Copy the data exactly; pictures stay out of the copy.

>> START

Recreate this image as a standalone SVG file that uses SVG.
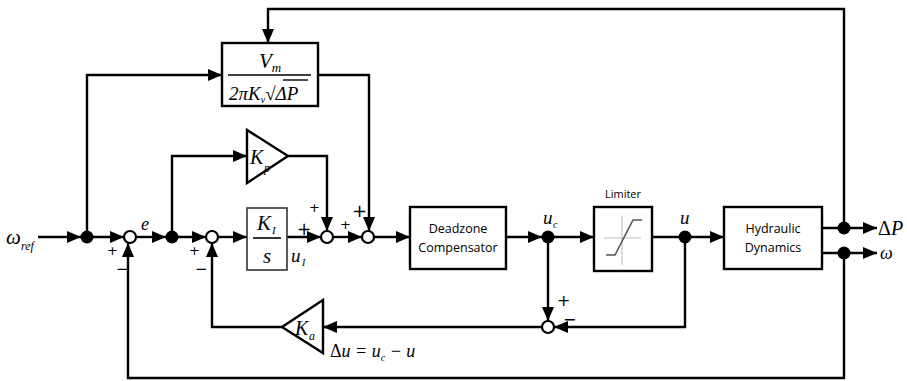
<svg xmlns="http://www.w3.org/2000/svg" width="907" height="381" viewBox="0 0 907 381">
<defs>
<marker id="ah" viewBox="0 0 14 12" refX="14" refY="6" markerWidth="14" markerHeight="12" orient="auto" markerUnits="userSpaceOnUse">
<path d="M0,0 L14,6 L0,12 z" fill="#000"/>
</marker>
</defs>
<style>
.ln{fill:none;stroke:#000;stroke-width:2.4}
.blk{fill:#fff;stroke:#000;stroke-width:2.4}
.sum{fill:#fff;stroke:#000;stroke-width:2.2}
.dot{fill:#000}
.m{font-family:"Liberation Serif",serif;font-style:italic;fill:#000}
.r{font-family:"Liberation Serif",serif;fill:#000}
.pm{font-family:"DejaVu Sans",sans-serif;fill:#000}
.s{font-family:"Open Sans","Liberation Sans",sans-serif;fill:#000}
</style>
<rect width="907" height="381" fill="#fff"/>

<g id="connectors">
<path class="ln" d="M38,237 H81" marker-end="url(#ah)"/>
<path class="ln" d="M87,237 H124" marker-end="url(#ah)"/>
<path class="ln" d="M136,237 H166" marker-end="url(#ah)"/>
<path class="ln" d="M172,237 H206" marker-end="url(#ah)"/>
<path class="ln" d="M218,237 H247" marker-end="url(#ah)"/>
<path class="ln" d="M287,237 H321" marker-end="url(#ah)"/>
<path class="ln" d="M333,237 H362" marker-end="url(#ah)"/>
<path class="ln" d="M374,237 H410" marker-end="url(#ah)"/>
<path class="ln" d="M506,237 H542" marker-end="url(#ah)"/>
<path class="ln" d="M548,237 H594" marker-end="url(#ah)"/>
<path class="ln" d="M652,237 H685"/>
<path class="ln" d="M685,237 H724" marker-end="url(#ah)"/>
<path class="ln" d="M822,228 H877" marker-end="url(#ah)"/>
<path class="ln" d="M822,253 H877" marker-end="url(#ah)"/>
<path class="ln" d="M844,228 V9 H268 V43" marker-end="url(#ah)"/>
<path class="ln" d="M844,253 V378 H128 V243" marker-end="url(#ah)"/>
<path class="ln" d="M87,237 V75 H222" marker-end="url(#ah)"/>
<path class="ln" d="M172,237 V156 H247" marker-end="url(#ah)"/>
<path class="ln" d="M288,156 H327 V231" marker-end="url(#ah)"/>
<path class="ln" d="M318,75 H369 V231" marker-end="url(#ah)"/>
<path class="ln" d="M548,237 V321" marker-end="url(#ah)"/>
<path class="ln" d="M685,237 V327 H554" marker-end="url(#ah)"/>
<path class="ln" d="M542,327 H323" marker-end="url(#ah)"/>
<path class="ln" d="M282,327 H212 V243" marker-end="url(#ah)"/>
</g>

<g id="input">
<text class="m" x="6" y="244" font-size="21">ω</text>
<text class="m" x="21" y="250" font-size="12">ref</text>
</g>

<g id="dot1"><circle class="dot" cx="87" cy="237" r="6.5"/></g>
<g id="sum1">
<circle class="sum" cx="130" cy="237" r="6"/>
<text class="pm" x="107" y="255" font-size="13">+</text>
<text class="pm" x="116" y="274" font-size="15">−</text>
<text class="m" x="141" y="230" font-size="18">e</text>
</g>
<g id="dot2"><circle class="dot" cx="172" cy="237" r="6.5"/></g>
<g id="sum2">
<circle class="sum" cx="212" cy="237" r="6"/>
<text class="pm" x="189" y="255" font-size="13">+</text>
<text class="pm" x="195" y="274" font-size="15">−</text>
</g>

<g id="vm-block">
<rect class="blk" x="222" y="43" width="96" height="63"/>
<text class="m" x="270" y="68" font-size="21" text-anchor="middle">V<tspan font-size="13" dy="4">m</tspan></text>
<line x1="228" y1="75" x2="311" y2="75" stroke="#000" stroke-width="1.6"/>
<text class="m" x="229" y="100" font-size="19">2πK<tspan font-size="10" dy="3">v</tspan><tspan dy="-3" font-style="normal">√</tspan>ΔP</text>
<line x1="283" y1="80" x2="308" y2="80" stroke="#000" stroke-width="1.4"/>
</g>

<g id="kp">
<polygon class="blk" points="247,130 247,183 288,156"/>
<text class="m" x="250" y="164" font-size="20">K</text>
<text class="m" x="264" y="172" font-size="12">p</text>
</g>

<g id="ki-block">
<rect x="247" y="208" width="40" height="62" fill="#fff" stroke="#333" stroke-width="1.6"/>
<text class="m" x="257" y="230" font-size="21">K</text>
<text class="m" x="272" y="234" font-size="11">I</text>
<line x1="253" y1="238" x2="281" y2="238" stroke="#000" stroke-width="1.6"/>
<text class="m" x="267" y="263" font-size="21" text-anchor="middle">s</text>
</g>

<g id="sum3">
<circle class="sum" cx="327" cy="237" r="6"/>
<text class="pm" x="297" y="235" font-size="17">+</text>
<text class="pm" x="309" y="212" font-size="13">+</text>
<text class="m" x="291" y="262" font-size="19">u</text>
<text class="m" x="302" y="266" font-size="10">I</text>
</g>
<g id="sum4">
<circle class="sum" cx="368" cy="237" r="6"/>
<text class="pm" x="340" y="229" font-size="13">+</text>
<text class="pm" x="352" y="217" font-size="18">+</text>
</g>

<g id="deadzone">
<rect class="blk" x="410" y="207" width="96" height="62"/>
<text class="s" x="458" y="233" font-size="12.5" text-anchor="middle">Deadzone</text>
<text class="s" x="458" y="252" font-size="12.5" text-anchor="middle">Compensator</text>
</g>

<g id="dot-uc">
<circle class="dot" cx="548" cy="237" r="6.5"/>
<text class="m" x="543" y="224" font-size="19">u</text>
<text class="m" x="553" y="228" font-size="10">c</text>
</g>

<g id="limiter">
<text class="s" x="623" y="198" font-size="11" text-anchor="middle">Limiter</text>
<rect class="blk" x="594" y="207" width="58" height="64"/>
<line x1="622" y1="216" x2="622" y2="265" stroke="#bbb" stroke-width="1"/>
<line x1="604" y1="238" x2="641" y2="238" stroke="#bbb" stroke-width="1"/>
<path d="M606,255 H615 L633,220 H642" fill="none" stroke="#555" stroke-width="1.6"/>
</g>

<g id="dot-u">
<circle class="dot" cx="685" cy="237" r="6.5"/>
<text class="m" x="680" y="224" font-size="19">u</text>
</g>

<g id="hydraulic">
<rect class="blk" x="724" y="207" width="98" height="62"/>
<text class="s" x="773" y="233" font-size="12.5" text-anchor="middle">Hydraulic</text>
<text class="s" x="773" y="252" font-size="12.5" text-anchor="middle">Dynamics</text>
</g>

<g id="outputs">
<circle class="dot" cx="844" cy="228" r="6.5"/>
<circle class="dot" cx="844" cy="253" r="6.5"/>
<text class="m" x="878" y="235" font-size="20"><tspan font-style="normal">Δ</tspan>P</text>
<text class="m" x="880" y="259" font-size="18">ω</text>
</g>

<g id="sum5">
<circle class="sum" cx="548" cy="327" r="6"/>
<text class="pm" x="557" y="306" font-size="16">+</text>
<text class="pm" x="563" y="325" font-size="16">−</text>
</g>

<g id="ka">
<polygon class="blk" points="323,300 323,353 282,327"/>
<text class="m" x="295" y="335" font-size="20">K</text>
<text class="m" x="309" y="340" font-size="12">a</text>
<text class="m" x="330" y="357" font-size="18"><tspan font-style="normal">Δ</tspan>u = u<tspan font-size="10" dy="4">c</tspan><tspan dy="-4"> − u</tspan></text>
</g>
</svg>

>> END

Solution to this exercise:
Recreate this image as a standalone SVG file that uses SVG.
<svg xmlns="http://www.w3.org/2000/svg" width="907" height="381" viewBox="0 0 907 381">
<defs>
<marker id="ah" viewBox="0 0 14 12" refX="14" refY="6" markerWidth="14" markerHeight="12" orient="auto" markerUnits="userSpaceOnUse">
<path d="M0,0 L14,6 L0,12 z" fill="#000"/>
</marker>
</defs>
<style>
.ln{fill:none;stroke:#000;stroke-width:2.4}
.blk{fill:#fff;stroke:#000;stroke-width:2.4}
.sum{fill:#fff;stroke:#000;stroke-width:2.2}
.dot{fill:#000}
.m{font-family:"Liberation Serif",serif;font-style:italic;fill:#000}
.r{font-family:"Liberation Serif",serif;fill:#000}
.pm{font-family:"DejaVu Sans",sans-serif;fill:#000}
.s{font-family:"Open Sans","Liberation Sans",sans-serif;fill:#000}
</style>
<rect width="907" height="381" fill="#fff"/>

<g id="connectors">
<path class="ln" d="M38,237 H81" marker-end="url(#ah)"/>
<path class="ln" d="M87,237 H124" marker-end="url(#ah)"/>
<path class="ln" d="M136,237 H166" marker-end="url(#ah)"/>
<path class="ln" d="M172,237 H206" marker-end="url(#ah)"/>
<path class="ln" d="M218,237 H247" marker-end="url(#ah)"/>
<path class="ln" d="M287,237 H321" marker-end="url(#ah)"/>
<path class="ln" d="M333,237 H362" marker-end="url(#ah)"/>
<path class="ln" d="M374,237 H410" marker-end="url(#ah)"/>
<path class="ln" d="M506,237 H542" marker-end="url(#ah)"/>
<path class="ln" d="M548,237 H594" marker-end="url(#ah)"/>
<path class="ln" d="M652,237 H685"/>
<path class="ln" d="M685,237 H724" marker-end="url(#ah)"/>
<path class="ln" d="M822,228 H877" marker-end="url(#ah)"/>
<path class="ln" d="M822,253 H877" marker-end="url(#ah)"/>
<path class="ln" d="M844,228 V9 H268 V43" marker-end="url(#ah)"/>
<path class="ln" d="M844,253 V378 H128 V243" marker-end="url(#ah)"/>
<path class="ln" d="M87,237 V75 H222" marker-end="url(#ah)"/>
<path class="ln" d="M172,237 V156 H247" marker-end="url(#ah)"/>
<path class="ln" d="M288,156 H327 V231" marker-end="url(#ah)"/>
<path class="ln" d="M318,75 H369 V231" marker-end="url(#ah)"/>
<path class="ln" d="M548,237 V321" marker-end="url(#ah)"/>
<path class="ln" d="M685,237 V327 H554" marker-end="url(#ah)"/>
<path class="ln" d="M542,327 H323" marker-end="url(#ah)"/>
<path class="ln" d="M282,327 H212 V243" marker-end="url(#ah)"/>
</g>

<g id="input">
<text class="m" x="6" y="244" font-size="21">ω</text>
<text class="m" x="21" y="250" font-size="12">ref</text>
</g>

<g id="dot1"><circle class="dot" cx="87" cy="237" r="6.5"/></g>
<g id="sum1">
<circle class="sum" cx="130" cy="237" r="6"/>
<text class="pm" x="107" y="255" font-size="13">+</text>
<text class="pm" x="116" y="274" font-size="15">−</text>
<text class="m" x="141" y="230" font-size="18">e</text>
</g>
<g id="dot2"><circle class="dot" cx="172" cy="237" r="6.5"/></g>
<g id="sum2">
<circle class="sum" cx="212" cy="237" r="6"/>
<text class="pm" x="189" y="255" font-size="13">+</text>
<text class="pm" x="195" y="274" font-size="15">−</text>
</g>

<g id="vm-block">
<rect class="blk" x="222" y="43" width="96" height="63"/>
<text class="m" x="270" y="68" font-size="21" text-anchor="middle">V<tspan font-size="13" dy="4">m</tspan></text>
<line x1="228" y1="75" x2="311" y2="75" stroke="#000" stroke-width="1.6"/>
<text class="m" x="229" y="100" font-size="19">2πK<tspan font-size="10" dy="3">v</tspan><tspan dy="-3" font-style="normal">√</tspan>ΔP</text>
<line x1="283" y1="80" x2="308" y2="80" stroke="#000" stroke-width="1.4"/>
</g>

<g id="kp">
<polygon class="blk" points="247,130 247,183 288,156"/>
<text class="m" x="250" y="164" font-size="20">K</text>
<text class="m" x="264" y="172" font-size="12">p</text>
</g>

<g id="ki-block">
<rect x="247" y="208" width="40" height="62" fill="#fff" stroke="#333" stroke-width="1.6"/>
<text class="m" x="257" y="230" font-size="21">K</text>
<text class="m" x="272" y="234" font-size="11">I</text>
<line x1="253" y1="238" x2="281" y2="238" stroke="#000" stroke-width="1.6"/>
<text class="m" x="267" y="263" font-size="21" text-anchor="middle">s</text>
</g>

<g id="sum3">
<circle class="sum" cx="327" cy="237" r="6"/>
<text class="pm" x="297" y="235" font-size="17">+</text>
<text class="pm" x="309" y="212" font-size="13">+</text>
<text class="m" x="291" y="262" font-size="19">u</text>
<text class="m" x="302" y="266" font-size="10">I</text>
</g>
<g id="sum4">
<circle class="sum" cx="368" cy="237" r="6"/>
<text class="pm" x="340" y="229" font-size="13">+</text>
<text class="pm" x="352" y="217" font-size="18">+</text>
</g>

<g id="deadzone">
<rect class="blk" x="410" y="207" width="96" height="62"/>
<text class="s" x="458" y="233" font-size="12.5" text-anchor="middle">Deadzone</text>
<text class="s" x="458" y="252" font-size="12.5" text-anchor="middle">Compensator</text>
</g>

<g id="dot-uc">
<circle class="dot" cx="548" cy="237" r="6.5"/>
<text class="m" x="543" y="224" font-size="19">u</text>
<text class="m" x="553" y="228" font-size="10">c</text>
</g>

<g id="limiter">
<text class="s" x="623" y="198" font-size="11" text-anchor="middle">Limiter</text>
<rect class="blk" x="594" y="207" width="58" height="64"/>
<line x1="622" y1="216" x2="622" y2="265" stroke="#bbb" stroke-width="1"/>
<line x1="604" y1="238" x2="641" y2="238" stroke="#bbb" stroke-width="1"/>
<path d="M606,255 H615 L633,220 H642" fill="none" stroke="#555" stroke-width="1.6"/>
</g>

<g id="dot-u">
<circle class="dot" cx="685" cy="237" r="6.5"/>
<text class="m" x="680" y="224" font-size="19">u</text>
</g>

<g id="hydraulic">
<rect class="blk" x="724" y="207" width="98" height="62"/>
<text class="s" x="773" y="233" font-size="12.5" text-anchor="middle">Hydraulic</text>
<text class="s" x="773" y="252" font-size="12.5" text-anchor="middle">Dynamics</text>
</g>

<g id="outputs">
<circle class="dot" cx="844" cy="228" r="6.5"/>
<circle class="dot" cx="844" cy="253" r="6.5"/>
<text class="m" x="878" y="235" font-size="20"><tspan font-style="normal">Δ</tspan>P</text>
<text class="m" x="880" y="259" font-size="18">ω</text>
</g>

<g id="sum5">
<circle class="sum" cx="548" cy="327" r="6"/>
<text class="pm" x="557" y="306" font-size="16">+</text>
<text class="pm" x="563" y="325" font-size="16">−</text>
</g>

<g id="ka">
<polygon class="blk" points="323,300 323,353 282,327"/>
<text class="m" x="295" y="335" font-size="20">K</text>
<text class="m" x="309" y="340" font-size="12">a</text>
<text class="m" x="330" y="357" font-size="18"><tspan font-style="normal">Δ</tspan>u = u<tspan font-size="10" dy="4">c</tspan><tspan dy="-4"> − u</tspan></text>
</g>
</svg>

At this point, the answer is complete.